Lately I’ve encountered a number of wines sealed with screw-top caps rather than corks, probably because I’m deliberately drinking mostly $15-and-under wines these days. But price along with provenance are becoming less and less predictive of a given wine’s use of cap or cork.
Nearly all the South African wines I’ve tried recently employ screw caps. Many Australian and New Zealand producers have switched to caps as well.
Even the French are evolving! At Amanda’s Restaurant in Hoboken the other night, our 2010 Matrot Bourgogne Blanc was capped. The wine was delicious but we couldn’t help feeling that the quick twist of the wrist by our server sapped all the romance out of the bottle-opening ceremony.
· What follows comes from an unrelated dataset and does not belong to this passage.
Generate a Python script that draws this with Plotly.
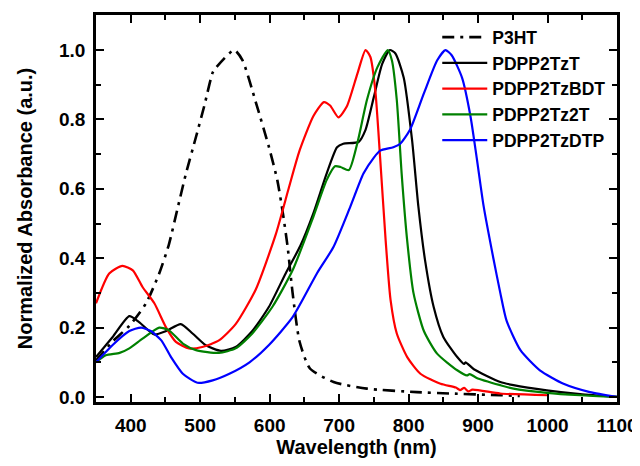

A few wine regions are sure to resist the growing move to caps. You won’t find a Rioja that is not bottled with a natural cork, thanks to Spanish law requiring use of natural corks in order to secure D.O. status. (Spain, a major cork producer, in recent years has surpassed Portugal to become the world’s largest producer of cork.)
We’ve heard the arguments, cap versus cork, including the fact that corks (natural as well as synthetic) can break down, causing oxidation and other spoilage of bottle contents; that caps are cheaper and easier to use but may not engender graceful aging of fine wines.
The technical debate may get partially settled by a study now underway at UC-Davis. Natural cork-, synthetic cork- and cap-sealed bottles of 2011 CADE Sauvignon Blanc are being monitored – and tasted! – for oxidation and other chemical changes. Results are due out the end of this year. Even so, the question of how metal caps influence long-term cellaring may need continued investigation.
For me, caps are fine but I expect I’ll always prefer the satisfying pull and pop of natural cork.